Je devrais m'arracher les cheveux, mais ils sont beaucoup trop courts pour pouvoir les attraper. La société Violet m'a demandé de fabriquer de nouveaux jingles pour dal:dal, une boule de cristal qui fait de la lumière et produit des sons comme Nabaztag, mais qui ne parle pas. J'avais déjà livré il y a plusieurs mois des sons midi à intégrer dans la puce interne, les douze heures de l'horloge avec variation de timbres pour chacune d'elles et des chimes pour ses humeurs. Le casse-tête réside dans la nécessité de rendre explicites les services en préservant l'identité du nouvel objet communicant et sans paroles. Par exemple, la météo doit exprimer le temps qu'il fera ; on peut toujours imaginer quoi faire pour le soleil, la pluie et l'orage, mais comment rendre la neige, les nuages ou le brouillard ? Pire, je dois suggérer la température ! Un autre exemple, le trafic sur le périphérique : la densité de la circulation doit pouvoir se comprendre, mais je dois aussi respecter le côté "cool" de dal:dal, donc pas question de faire des bruits d'embouteillage ! De toute manière, mon idée n'est pas d'être réaliste, mais d'imaginer une transposition poétique, en sons, des services programmables par l'utilisateur. Et me voilà donc à chercher une logique globale, une palette sonore, qui colle à l'objet et ses fonctions, que ce soit la qualité de l'air ou les cours de la Bourse...
J'obtempère pour une transposition musicale avec des instruments plutôt "new age", enfin avec moi c'est une façon de parler, en misant sur l'apprentissage progressif des codes, un peu comme les jeux de lumière avec lesquels Antoine jongle de son côté. Cela ne m'empêche nullement d'essayer d'évoquer toutes les nuances qu'énumère le cahier des charges. La flûte collera bien à la météo, les arpèges de harpe à la Bourse, le trombone et le cor d'harmonie pour le trafic, un hautbois pour la qualité de l'air, des claviers de percussion pour le réveil et des sons de percu sans hauteur déterminée pour le reste, envois et réception d'emails, de contenu, Twitter et tutti quanti. Ensuite il faut que je trouve les effets particuliers à chaque instrument pour rendre le plus explicite possible les réponses de dal:dal aux interrogations de l'utilisateur, du glacial à la canicule, de l'arrêt complet au fluide, etc. J'embrasse dans le même élan la vue d'ensemble et le traitement de chaque signal. C'est tout un équilibre.

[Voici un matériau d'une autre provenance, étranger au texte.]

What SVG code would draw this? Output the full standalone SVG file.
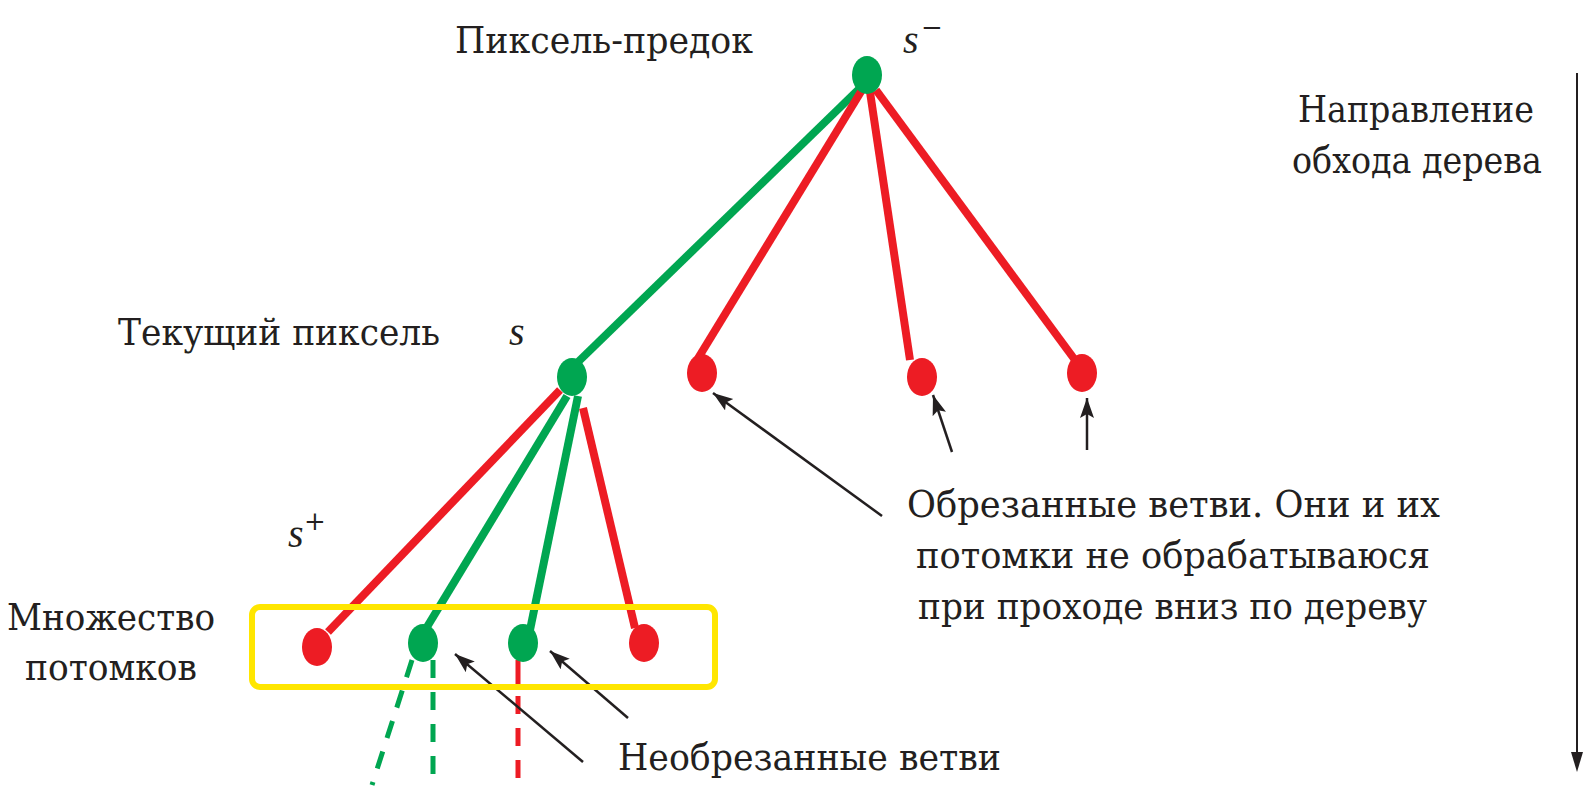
<svg xmlns="http://www.w3.org/2000/svg" width="1590" height="796" viewBox="0 0 1590 796">
<style>
.t{font-family:"DejaVu Serif","Liberation Serif",serif;font-size:37px;fill:#231f20}
.i{font-family:"Liberation Serif","DejaVu Serif",serif;font-style:italic;font-size:40px}
.g{stroke:#00a651;stroke-width:8;fill:none;stroke-linecap:butt}
.r{stroke:#ed1c24;stroke-width:8;fill:none;stroke-linecap:butt}
.gd{stroke:#00a651;stroke-width:5;fill:none;stroke-dasharray:18 14}
.rd{stroke:#ed1c24;stroke-width:5;fill:none;stroke-dasharray:18 14}
.gn{fill:#00a651}
.rn{fill:#ed1c24}
.ar{stroke:#231f20;stroke-width:2.5;fill:none;marker-end:url(#ah)}
</style>
<defs>
<marker id="ah" markerUnits="userSpaceOnUse" markerWidth="22" markerHeight="16" refX="20" refY="7" orient="auto">
<path d="M0,0 L20,7 L0,14 L4,7 z" fill="#231f20"/>
</marker>
</defs>
<rect width="1590" height="796" fill="#fff"/>
<g id="connectors">
<line class="g" x1="860" y1="88" x2="578" y2="362"/>
<line class="r" x1="862" y1="90" x2="697" y2="360"/>
<line class="r" x1="870" y1="92" x2="910" y2="360"/>
<line class="r" x1="876" y1="90" x2="1075" y2="360"/>
<line class="r" x1="560" y1="390" x2="328" y2="632"/>
<line class="g" x1="567" y1="396" x2="427" y2="627"/>
<line class="g" x1="578" y1="396" x2="530" y2="630"/>
<line class="r" x1="583" y1="408" x2="635" y2="628"/>
<path class="gd" d="M412,660 L372,785"/>
<path class="gd" d="M433,660 L433,785"/>
<line x1="518" y1="660" x2="518" y2="690" stroke="#ed1c24" stroke-width="5"/>
<path class="rd" d="M518,696 L518,785"/>
<line class="ar" x1="882" y1="516" x2="713" y2="393"/>
<line class="ar" x1="952" y1="452" x2="933" y2="395"/>
<line class="ar" x1="1087" y1="450" x2="1087" y2="398"/>
<line class="ar" x1="583" y1="762" x2="455" y2="654"/>
<line class="ar" x1="628" y1="718" x2="550" y2="651"/>
<line x1="1577" y1="73" x2="1577" y2="755" stroke="#231f20" stroke-width="2"/>
<path d="M1571,752 L1577,772 L1583,752 z" fill="#231f20"/>
</g>
<g id="set-box">
<rect x="252" y="607" width="463" height="80" rx="8" fill="none" stroke="#ffe600" stroke-width="6"/>
</g>
<g id="node-root"><ellipse class="gn" cx="867" cy="75" rx="15" ry="19"/></g>
<g id="node-s"><ellipse class="gn" cx="572" cy="377" rx="15" ry="19"/></g>
<g id="node-pr1"><ellipse class="rn" cx="702" cy="373" rx="15" ry="19"/></g>
<g id="node-pr2"><ellipse class="rn" cx="922" cy="377" rx="15" ry="19"/></g>
<g id="node-pr3"><ellipse class="rn" cx="1082" cy="373" rx="15" ry="19"/></g>
<g id="node-c1"><ellipse class="rn" cx="317" cy="647" rx="15" ry="19"/></g>
<g id="node-c2"><ellipse class="gn" cx="423" cy="643" rx="15" ry="19"/></g>
<g id="node-c3"><ellipse class="gn" cx="523" cy="643" rx="15" ry="19"/></g>
<g id="node-c4"><ellipse class="rn" cx="644" cy="643" rx="15" ry="19"/></g>
<g id="labels">
<text class="t" x="455" y="53" textLength="298" lengthAdjust="spacingAndGlyphs">Пиксель-предок</text>
<text class="t i" x="903" y="53">s</text>
<text class="t" x="921" y="36" style="font-size:26px">−</text>
<text class="t" x="118" y="345" textLength="322" lengthAdjust="spacingAndGlyphs">Текущий пиксель</text>
<text class="t i" x="509" y="345">s</text>
<text class="t i" x="288" y="547">s</text>
<text class="t" x="304" y="530" style="font-size:26px">+</text>
<text class="t" x="7" y="630" textLength="208" lengthAdjust="spacingAndGlyphs">Множество</text>
<text class="t" x="25" y="680" textLength="172" lengthAdjust="spacingAndGlyphs">потомков</text>
<text class="t" x="1298" y="122" textLength="236" lengthAdjust="spacingAndGlyphs">Направление</text>
<text class="t" x="1292" y="173" textLength="250" lengthAdjust="spacingAndGlyphs">обхода дерева</text>
<text class="t" x="907" y="517" textLength="533" lengthAdjust="spacingAndGlyphs">Обрезанные ветви. Они и их</text>
<text class="t" x="916" y="568" textLength="514" lengthAdjust="spacingAndGlyphs">потомки не обрабатываюся</text>
<text class="t" x="918" y="619" textLength="509" lengthAdjust="spacingAndGlyphs">при проходе вниз по дереву</text>
<text class="t" x="618" y="770" textLength="383" lengthAdjust="spacingAndGlyphs">Необрезанные ветви</text>
</g>
</svg>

Au fur et à mesure que j'enregistre, les sons s'articulent les uns avec les autres, l'ensemble trouve sa logique, et les premiers tests commencent à me rassurer. Cet exercice périlleux exigera encore que mon travail plaise à mon interlocuteur. Je mise sur le fait qu'Olivier Mével est un chef d'entreprise visionnaire ayant su insuffler de la poésie à ses créations technologiques. Je dois chaque fois assimiler toutes les données du cahier des charges, les tacites et celles que l'on a oublié de me fournir mais que je me targue de subodorer ! Chaque objet, comme chaque projet, obéit à sa propre logique. Il n'est pas question de le laisser ressembler à un autre, car c'est dans sa spécificité que résident les enjeux et les solutions.
Pour le son de bienvenue qui ne joue qu'une seule fois à la première utilisation de l'appareil, je choisis de rappeler la musique que j'ai composée pour les clips vidéo de Nabaztag et Mir:ror (pas encore en ligne), histoire de donner un air de famille à tous les objets Violet. Simplement j'ajoute un effet de sparkling stick aux arpèges du glockenspiel, en d'autres termes j'essaie de faire pétiller les lames du métalophone en mixant une piste suraigüe désynchronisée à la mélodie principale, me rapprochant ainsi de l'idée initiale.
Il ne suffit pas d'imaginer, il faut trouver la solution pour faire basculer les rêves du côté de la réalité, ou du moins les rendre crédibles.